La SA France Telecom Lease fait de surcroît justement observer que l'association Nord Assistance Santé a de fait, bénéficié de larges délais dès lors qu'elle s'abstient de régler les sommes qu'elle doit depuis l'année 2010 y compris la somme de 1 055,86 euros qu'elle reconnaît devoir.
La demande de délais de grâce sera par conséquent rejetée.
Sur l'article 700 du Code de procédure civile et les dépens.
Le jugement déféré sera confirmé en ses dispositions relatives aux dispositions de l'article 700 du Code de procédure civile.
Il n'apparaît pas équitable de laisser à la charge de la SA France Telecom Lease l'intégralité de ses frais irrépétibles d'appel.
La somme de 1 500 euros lui sera allouée sur le fondement de l'article 700 du Code de procédure civile.
L'association Nord Assistance Santé supportera la charge des dépens, sans qu'il y ait lieu, cependant, de déroger aux dispositions de l'article 10 du décret du 8 mars 2001.

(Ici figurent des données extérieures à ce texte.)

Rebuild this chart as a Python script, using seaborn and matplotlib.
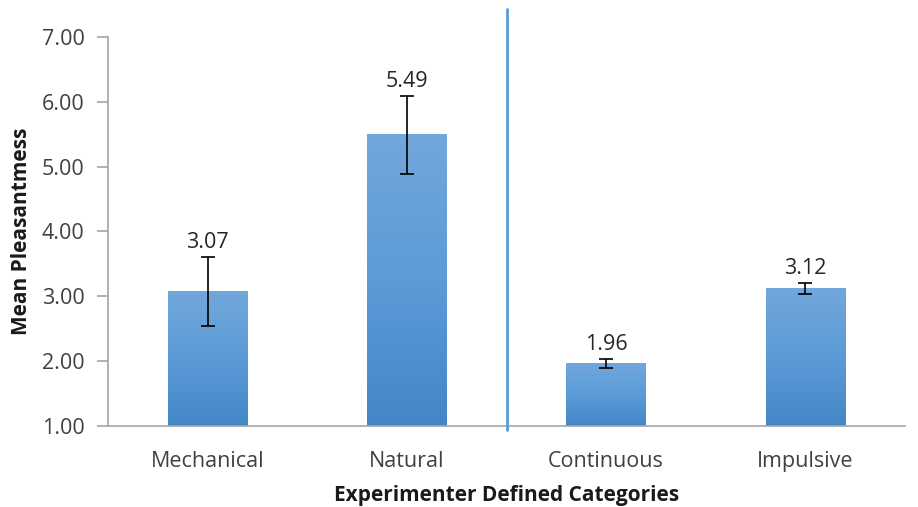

Par ces motifs : LA COUR, Statuant publiquement, contradictoirement, Confirme le jugement déféré en ce qu'il a : - condamné l'association Nord Assistance Santé à payer à la SA France Telecom Lease les sommes de : - 615,20 euros avec intérêts au taux légal à compter du 18 août 2010 au titre du contrat NT05904 du 12 février 2009. - 440,58 euros avec intérêts au taux légal à compter du 6 août 2010 au titre du contrat NT06876 du 22 mai 2008. - Débouté l'association Nord Assistance Santé de sa demande de dommages et intérêts et de délais. Le réformant sur le surplus Condamne l'association Nord Assistance Santé à payer à la SA France Telecom Lease les sommes suivantes : - contrat de location financière NT05904. - 5 401,71 euros au titre du montant hors taxes des loyers à échoir - 540,17 euros au titre de l'indemnité de résiliation - Contrats de location financière NT6876. - 1 964,68 euros au titre du montant hors taxes des loyers à échoir. - 196,47 euros au titre de l'indemnité de résiliation. Y ajoutant Condamne l'association Nord Assistance Santé à payer à la SA France Telecom Lease la somme de 1 500 euros sur le fondement du Code de procédure civile. Condamne l'association Nord Assistance Santé aux dépens, ceux d'appel distraits au profit de Me Sider conformément aux dispositions de l'article 699 du Code de procédure civile.